一個年輕人趕忙上前附和說:“對對對,楊老師,您就聽醫生的話,好好在醫院裏住着,先不要回去了。學校裏您就放心吧,有我們幾個看着呢!”

楊老師張開嘴,微弱的聲音傳來:“我想家了,想回家。”

我後來才知道,楊老師所謂的回家不是他所在的小區,而是回藍田縣的敬家村,那裏是他的老家,而敬家村就是歷史上的古戰場苟家灘。

楊老師來到涇陽城教書三十多年,從未離開過,他的兒子在涇陽做生意多年,早已在涇陽定居,每年也只有偶爾過年的時候會回家去。
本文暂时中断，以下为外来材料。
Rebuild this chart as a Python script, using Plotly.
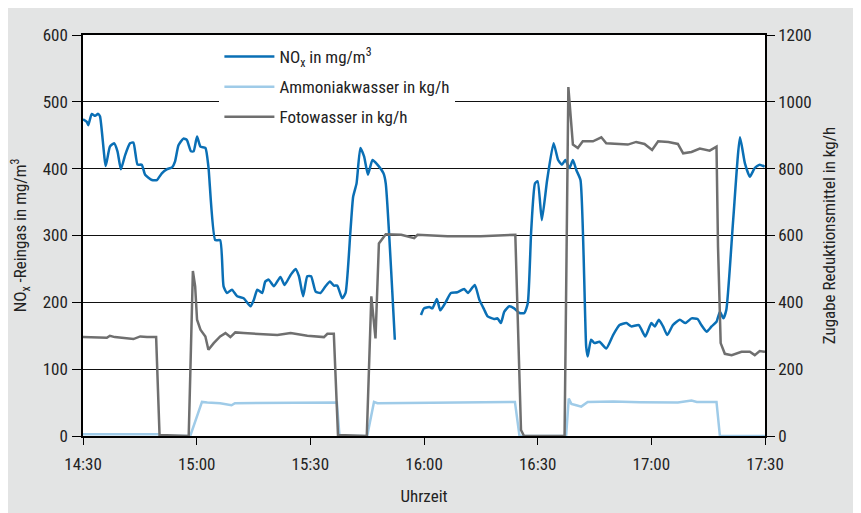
import pandas as pd
import plotly.graph_objects as go

# minutes after 14:30 and values
nox_min = [0, 1, 1.4, 2.3, 3.2, 4, 4.5, 6, 7.1, 8.2, 9.1, 10, 11.1, 12.4, 13.3, 14.4, 15.5, 16.4,
           18.2, 19.5, 20.8, 22.1, 23.5, 24.3, 25.2, 26.5, 27.4, 28.5, 29.2, 30.1, 31, 32.3, 33.1,
           34.9, 36.2, 37.1, 38, 39.3, 40.7, 42.4, 44.2, 45.1, 46, 47.3, 48.1, 49, 50.4, 52.1, 53.2,
           54.8, 56.1, 57, 58.1, 59.2, 60.2, 61.4, 62.7, 64, 65.2, 66.2, 67.1, 68.4, 69.3, 70.6,
           71.3, 72.2, 73.2, 74.2, 75.2, 76.4, 77.7, 79.3, 79.9, 82.3, 85, 89.2, 90, 91.4, 92.2,
           93.4, 94.3, 95.8, 97.1, 98.8, 100.6, 101.6, 103.4, 104.6, 105.9, 106.8, 108.5, 109.4,
           110.3, 111.2, 112.5, 113.8, 115.2, 116.5, 117.4, 118.3, 119.3, 120, 121.1, 122.5, 124.2,
           125.4, 126.4, 127.3, 128.4, 129.3, 130.2, 131.3, 132.8, 133.2, 134.1, 135, 136.3, 138.1,
           139.9, 141.6, 143.4, 144.7, 146.7, 148.4, 150, 150.9, 152, 153.1, 154.2, 155.7, 157.5,
           159, 160.6, 162.2, 163.2, 164.6, 165.9, 167.2, 168.1, 169, 169.8, 171.6, 173.4, 174.7,
           176, 177.3, 178.6, 179.9]
nox_val = [474, 470, 465, 482, 479, 482, 478, 404, 433, 438, 426, 399, 420, 438, 439, 406, 406, 391,
           383, 383, 393, 399, 402, 411, 435, 445, 443, 426, 426, 448, 433, 431, 403,
           293, 293, 224, 214, 219, 209, 206, 194, 204, 219, 214, 231, 234, 224, 238, 226,
           241, 250, 239, 209, 239, 239, 216, 214, 224, 231, 225, 225, 206, 214, 308,
           358, 378, 431, 418, 391, 413, 406, 393, 378, 144, None, 181, 191, 193, 191,
           205, 188, 201, 214, 215, 220, 214, 226, 204, 189, 179, 175, 176,
           169, 186, 194, 191, 184, 184, 199, 308, 378, 381, 323, 383, 438,
           413, 406, 413, 401, 413, 398, 383, 134, 119, 144, 139, 141, 131,
           151, 166, 169, 164, 166, 149, 169, 164, 174, 164, 151, 166, 174,
           169, 176, 175, 166, 156, 164, 171, 186, 176, 189, 323, 447, 408,
           388, 401, 406, 403]

ammoniak_min = [0, 20, 20.3, 28.3, 31.4, 32.8, 36.2, 38.4, 39.2, 40.1, 46.8, 53, 59.2, 63, 67, 67.7,
                75, 76.8, 77.7, 85, 96, 105, 114, 115.2, 127.5, 128.2, 128.9, 130.2, 131.5, 133.2,
                140, 147, 153, 157, 160.6, 162, 167.2, 168.1, 180]
ammoniak_kgh = [5, 5, 0, 0, 102, 100, 98, 94, 92, 98, 98, 98, 100, 98, 100, 0,
                0, 102, 98, 99, 100, 100, 102, 0, 0, 112, 96, 92, 88, 102,
                103, 101, 100, 100, 106, 102, 102, 0, 0]

foto_min = [0, 6.3, 7.1, 8.4, 13.3, 15.1, 16.9, 19.3, 20.2, 27.9, 28.3, 28.6, 29, 29.6, 30.1, 31,
            32.3, 33.1, 34.5, 36.2, 37.6, 38.9, 40.2, 42.4, 46.8, 51.3, 54.8, 59.2, 63.6, 64.5,
            66.2, 67.3, 74.9, 76.1, 77.2, 78.1, 79.9, 80.9, 84, 87.4, 88.3, 96.2, 105, 114.1,
            115.6, 116.4, 127.1, 128.1, 129.3, 130.6, 131.9, 134.6, 136.8, 138.1, 141.2, 143.8,
            146, 148.2, 150.2, 151.8, 154.5, 157, 158.4, 160.6, 162.8, 165.4, 167.2, 167.6, 168.3,
            169.4, 171.2, 173.8, 176, 177.3, 178.6, 180]
foto_kgh = [296, 294, 300, 296, 290, 298, 296, 296, 3, 0, 178, 288, 494, 448, 348, 318,
            298, 258, 278, 298, 308, 296, 310, 308, 306, 302, 308, 300, 296, 306,
            306, 3, 0, 418, 292, 576, 604, 604, 602, 592, 602, 598, 598, 602,
            18, 0, 0, 1044, 872, 862, 882, 882, 894, 876, 874, 872,
            880, 874, 856, 882, 880, 874, 846, 850, 860, 854, 866, 566, 278,
            246, 242, 252, 252, 242, 254, 252]

start = pd.Timestamp("2024-01-01 14:30")


def to_time(mins):
    return [start + pd.Timedelta(minutes=m) for m in mins]


FONT = "Liberation Sans Narrow, Roboto Condensed, DejaVu Sans Condensed, Arial Narrow, sans-serif"

fig = go.Figure()
fig.add_trace(go.Scatter(
    x=to_time(nox_min), y=nox_val, mode="lines", name="NO<sub>x</sub> in mg/m<sup>3</sup>",
    line=dict(color="#0a6fb5", width=2.5, shape="spline", smoothing=0.5),
    connectgaps=False, legendgroup="a"))
fig.add_trace(go.Scatter(
    x=to_time(ammoniak_min), y=ammoniak_kgh, mode="lines", name="Ammoniakwasser in kg/h",
    line=dict(color="#9fcbe8", width=2.5), yaxis="y2", legendgroup="b"))
fig.add_trace(go.Scatter(
    x=to_time(foto_min), y=foto_kgh, mode="lines", name="Fotowasser in kg/h",
    line=dict(color="#6f6f6f", width=2.5), yaxis="y2", legendgroup="c"))

axis_font = dict(family=FONT, size=17, color="#222")

fig.update_layout(
    width=861, height=513,
    margin=dict(l=75, r=104, t=27, b=85, autoexpand=False),
    paper_bgcolor="#e3e4e4", plot_bgcolor="white",
    font=dict(family=FONT, size=17, color="#222"),
    showlegend=True,
    legend=dict(x=0.2, y=0.99, xanchor="left", yanchor="top", bgcolor="white",
                font=dict(family=FONT, size=17, color="#222"), tracegroupgap=5,
                itemwidth=50),
    xaxis=dict(
        range=[start, start + pd.Timedelta(minutes=180)], tickformat="%H:%M",
        dtick=30 * 60 * 1000, tick0=start, ticks="outside", ticklen=7, tickcolor="black",
        showline=True, linecolor="black", linewidth=1.5, showgrid=False, mirror=True,
        tickfont=axis_font, ticklabelstandoff=5, automargin=False,
        title=dict(text="Uhrzeit", font=axis_font, standoff=17)),
    yaxis=dict(
        range=[0, 600], dtick=100, ticks="outside", ticklen=9, tickcolor="black",
        showline=True, linecolor="black", linewidth=1.5, gridcolor="#111", gridwidth=1,
        zeroline=False, tickfont=axis_font, ticklabelstandoff=1, automargin=False,
        title=dict(text="NO<sub>x</sub> -Reingas in mg/m<sup>3</sup>", font=axis_font, standoff=13)),
    yaxis2=dict(
        range=[0, 1200], dtick=200, overlaying="y", side="right", ticks="outside", ticklen=8,
        tickcolor="black", showline=True, linecolor="black", linewidth=1.5, showgrid=False,
        zeroline=False, tickfont=axis_font, ticklabelstandoff=0, automargin=False,
        title=dict(text="Zugabe Reduktionsmittel in kg/h", font=axis_font, standoff=12)),
)

fig.write_html("out.html")
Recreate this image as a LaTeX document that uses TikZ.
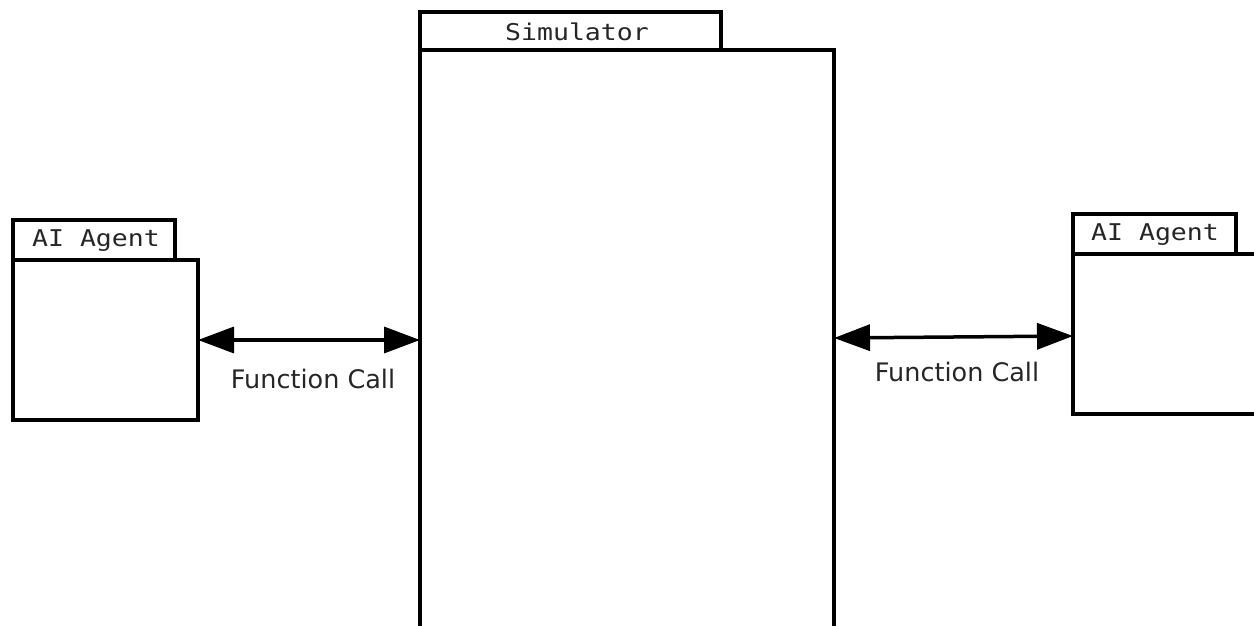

他說敬家村每年都有社火表演,有踩着高蹺身着戲服的神靈,有敲着鑼鼓手持扇子跳舞的女人,還有唱大戲的戲班子吼着秦腔……他說他已經很多年沒有看到過社火表演了,社火表演年年有,但是他年年都在涇陽城這個異鄉中。

楊老師的.兒子是在第二天來到醫院的,經過一番商議,醫生決定尊重楊老師的意願,讓他回家休養。

楊老師離開後,從此便再也沒有出現過。聽說楊老師最終還是回去了苟家灘,想在生命彌留之前懷念那些自己深埋在腦海裏的過去。

每隔一段時間我都會想起楊老師來,細數着是多少個日子沒有他的消息。有時候下了班,當我走在街頭,都會恍惚間看到一個駝背的身影在不遠處閃現,可當我仔細看着,卻什麼也沒有。才發現:時間帶走的不只是我們不曾計算清楚的歲月,還有我們不曾留意的從前。

我想起那幾句本來氣勢磅礴、卻被楊老師唱地有些悲傷的秦腔戲曲《苟家灘》:“王彥章打馬上北坡,新墳累累老墳多,新墳埋的漢光武,舊墳又埋漢蕭何,青龍背上埋韓信,五丈原前葬諸葛。”

我想,此時的楊老師,也許正坐在自家院子裏,看着落葉消亡着這個秋日的美好時光,他是不是會想起語文課本上與這個午後相似的某一篇?